79 years ago, on May 8, 1945, the Final Act of Unconditional Surrender of Germany was signed, and May 9 was declared Victory Day.
On May 8, 1945, at 22:43 Central European Time (May 9 at 00:43 Moscow Time), the final Act of Unconditional Surrender of Nazi Germany and its armed forces was signed in Karlshorst, a suburb of Berlin. However, the Berlin surrender act was not the first.
As Soviet troops surrounded Berlin, the military leadership of the Third Reich faced the issue of preserving what remained of Germany. This was only possible by avoiding unconditional surrender. It was then decided to surrender only to the Anglo-American forces but to continue combat operations against the Red Army.
The Germans sent representatives to the Allies to officially confirm the surrender. On the night of May 7, in the French city of Reims, an act of surrender of Germany was concluded, according to which hostilities were to cease on all fronts at 23:00 on May 8. The protocol stipulated that it was not a comprehensive treaty of surrender of Germany and its armed forces.
However, the Soviet Union demanded unconditional surrender as the only condition for ending the war. Stalin considered the signing of the act in Reims only a preliminary protocol and was dissatisfied that the act of Germany's surrender was signed in France, not in the capital of the aggressor state, especially since fighting on the Soviet-German front was still ongoing.

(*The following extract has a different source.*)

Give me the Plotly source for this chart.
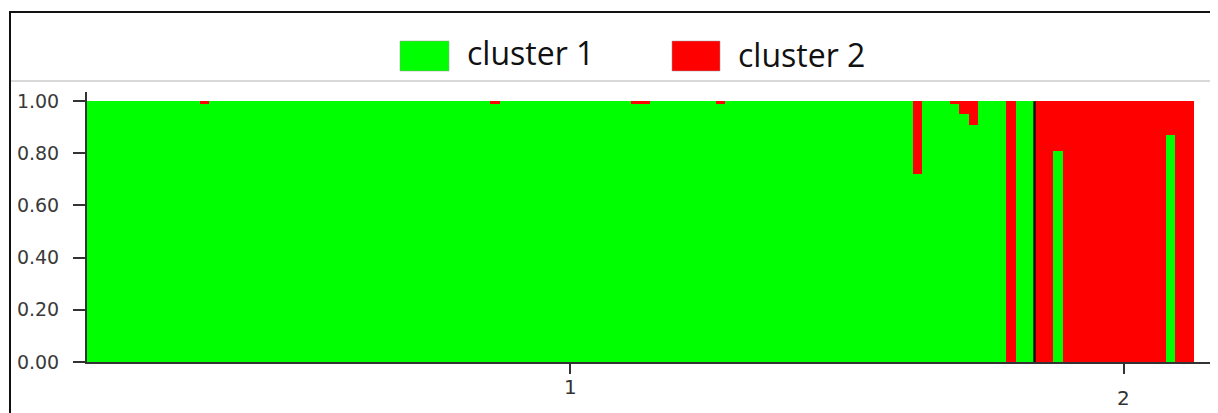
import plotly.graph_objects as go

# ---- data ----
cluster_names = ["cluster 1", "cluster 2"]
cluster_colors = ["#00FF00", "#FF0000"]
pop_labels = ["1", "2"]
pop_sizes = [101, 17]

# membership coefficients per individual (Q), population 1 then population 2
cluster1_q = [
    1.00, 1.00, 1.00, 1.00, 1.00, 1.00, 1.00, 1.00, 1.00, 1.00,
    1.00, 1.00, 0.99, 1.00, 1.00, 1.00, 1.00, 1.00, 1.00, 1.00,
    1.00, 1.00, 1.00, 1.00, 1.00, 1.00, 1.00, 1.00, 1.00, 1.00,
    1.00, 1.00, 1.00, 1.00, 1.00, 1.00, 1.00, 1.00, 1.00, 1.00,
    1.00, 1.00, 1.00, 0.99, 1.00, 1.00, 1.00, 1.00, 1.00, 1.00,
    1.00, 1.00, 1.00, 1.00, 1.00, 1.00, 1.00, 1.00, 0.99, 0.99,
    1.00, 1.00, 1.00, 1.00, 1.00, 1.00, 1.00, 0.99, 1.00, 1.00,
    1.00, 1.00, 1.00, 1.00, 1.00, 1.00, 1.00, 1.00, 1.00, 1.00,
    1.00, 1.00, 1.00, 1.00, 1.00, 1.00, 1.00, 1.00, 0.72, 1.00,
    1.00, 1.00, 0.99, 0.95, 0.91, 1.00, 1.00, 1.00, 0.00, 1.00,
    1.00,
    0.00, 0.00, 0.81, 0.00, 0.00, 0.00, 0.00, 0.00, 0.00, 0.00,
    0.00, 0.00, 0.00, 0.00, 0.87, 0.00, 0.00,
]
cluster2_q = [
    0.00, 0.00, 0.00, 0.00, 0.00, 0.00, 0.00, 0.00, 0.00, 0.00,
    0.00, 0.00, 0.01, 0.00, 0.00, 0.00, 0.00, 0.00, 0.00, 0.00,
    0.00, 0.00, 0.00, 0.00, 0.00, 0.00, 0.00, 0.00, 0.00, 0.00,
    0.00, 0.00, 0.00, 0.00, 0.00, 0.00, 0.00, 0.00, 0.00, 0.00,
    0.00, 0.00, 0.00, 0.01, 0.00, 0.00, 0.00, 0.00, 0.00, 0.00,
    0.00, 0.00, 0.00, 0.00, 0.00, 0.00, 0.00, 0.00, 0.01, 0.01,
    0.00, 0.00, 0.00, 0.00, 0.00, 0.00, 0.00, 0.01, 0.00, 0.00,
    0.00, 0.00, 0.00, 0.00, 0.00, 0.00, 0.00, 0.00, 0.00, 0.00,
    0.00, 0.00, 0.00, 0.00, 0.00, 0.00, 0.00, 0.00, 0.28, 0.00,
    0.00, 0.00, 0.01, 0.05, 0.09, 0.00, 0.00, 0.00, 1.00, 0.00,
    0.00,
    1.00, 1.00, 0.19, 1.00, 1.00, 1.00, 1.00, 1.00, 1.00, 1.00,
    1.00, 1.00, 1.00, 1.00, 0.13, 1.00, 1.00,
]
y_ticks = [0.0, 0.2, 0.4, 0.6, 0.8, 1.0]

# ---- layout helpers (pixel geometry, page has an 8px body margin) ----
OFF = 8
W, H = 1218 - OFF, 413 - OFF
ML, MR, MT, MB = 87 - OFF, 8, 92 - OFF, 51
PW, PH = W - ML - MR, H - MT - MB


def px_x(px):
    return (px - OFF - ML) / PW


def px_y(py):
    return (H - MB - (py - OFF)) / PH


n = len(cluster1_q)
xs = list(range(n))
bar_px = (1194 - 87) / n

fig = go.Figure()
for name, color, q in zip(cluster_names, cluster_colors, [cluster1_q, cluster2_q]):
    fig.add_trace(go.Bar(x=xs, y=q, name=name, marker=dict(color=color, line=dict(width=0)),
                         showlegend=False, hoverinfo="skip"))

# population boundaries and label positions
bounds = [0]
for s in pop_sizes:
    bounds.append(bounds[-1] + s)
label_shift = 0.5
centers = [(bounds[i] + bounds[i + 1]) / 2 + label_shift for i in range(len(pop_sizes))]

shapes = []
for b in bounds[1:-1]:
    shapes.append(dict(type="line", xref="x", yref="y", x0=b - 0.5, x1=b - 0.5, y0=0, y1=1,
                       line=dict(color="#111111", width=2.5)))

# outer frame and separator
shapes.append(dict(type="line", xref="paper", yref="paper", x0=px_x(10), x1=px_x(1215),
                   y0=px_y(81), y1=px_y(81), line=dict(color="#cccccc", width=1.5)))
shapes.append(dict(type="rect", xref="paper", yref="paper", x0=px_x(10), x1=px_x(1215),
                   y0=px_y(12), y1=px_y(440), line=dict(color="#111111", width=2)))

# legend swatches
legend_boxes = [(400, 449), (672, 720)]
legend_text_x = [465, 736]
legend_text_y = [52, 55]
annotations = []
for (x0, x1), color, name, tx, ty in zip(legend_boxes, cluster_colors, cluster_names,
                                         legend_text_x, legend_text_y):
    shapes.append(dict(type="rect", xref="paper", yref="paper", x0=px_x(x0), x1=px_x(x1),
                       y0=px_y(41), y1=px_y(71), fillcolor=color,
                       line=dict(color="#999999", width=0.5)))
    annotations.append(dict(text=name, xref="paper", yref="paper", x=px_x(tx), y=px_y(ty),
                            xanchor="left", yanchor="middle", showarrow=False,
                            font=dict(family="Open Sans", size=32, color="#111111")))

# population labels (staggered)
label_y = [387, 398]
for lab, c, ly in zip(pop_labels, centers, label_y):
    annotations.append(dict(text=lab, xref="x", yref="paper", x=c, y=px_y(ly),
                            xanchor="center", yanchor="middle", showarrow=False,
                            font=dict(family="DejaVu Sans", size=20, color="#333333")))

fig.update_layout(
    width=W, height=H,
    margin=dict(l=ML, r=MR, t=MT, b=MB, pad=0),
    barmode="stack", bargap=0,
    plot_bgcolor="white", paper_bgcolor="white",
    shapes=shapes, annotations=annotations,
    xaxis=dict(range=[-0.5, -0.5 + PW / bar_px], showgrid=False, zeroline=False,
               showline=True, linecolor="#333333", linewidth=2,
               ticks="outside", ticklen=10, tickwidth=2, tickcolor="#333333",
               tickvals=centers, showticklabels=False),
    yaxis=dict(range=[0, 1.035], showgrid=False, zeroline=False,
               showline=True, linecolor="#333333", linewidth=2,
               ticks="outside", ticklen=12, tickwidth=2, tickcolor="#333333",
               tickvals=y_ticks, tickformat=".2f", ticklabelstandoff=10,
               tickfont=dict(family="DejaVu Sans", size=19, color="#3a3a3a")),
)

fig.write_html("out.html")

At the insistence of the USSR leadership, the Allies' representatives gathered again, this time in Berlin, and together with the Soviet side, signed another Act of Surrender of Germany on May 8, 1945. The parties agreed that the first act would be called preliminary, and the second — final.
The ceremonial signing took place under the chairmanship of Marshal Zhukov, and the signing ceremony was held in a specially prepared hall of the military engineering school, decorated with the state flags of the USSR, USA, England, and France. Representatives of the allied states sat at the main table. Soviet generals whose troops had taken Berlin, as well as journalists from many countries, were present in the hall.
After the unconditional surrender of Germany, the Wehrmacht government was dissolved, and German troops on the Soviet-German front began to lay down their arms. In total, from May 9 to 17, the Red Army captured about 1.5 million enemy soldiers and officers and 101 generals based on the act of surrender. Thus ended the Great Patriotic War of the Soviet people.
In the USSR, the surrender of Germany was announced on the night of May 9, 1945, and by order of I. Stalin, a grand salute of a thousand guns was given in Moscow that day. By the decree of the Presidium of the Supreme Soviet of the USSR to commemorate the victorious conclusion of the Great Patriotic War of the Soviet people against the German-fascist invaders and the historic victories of the Red Army, May 9 was declared Victory Day.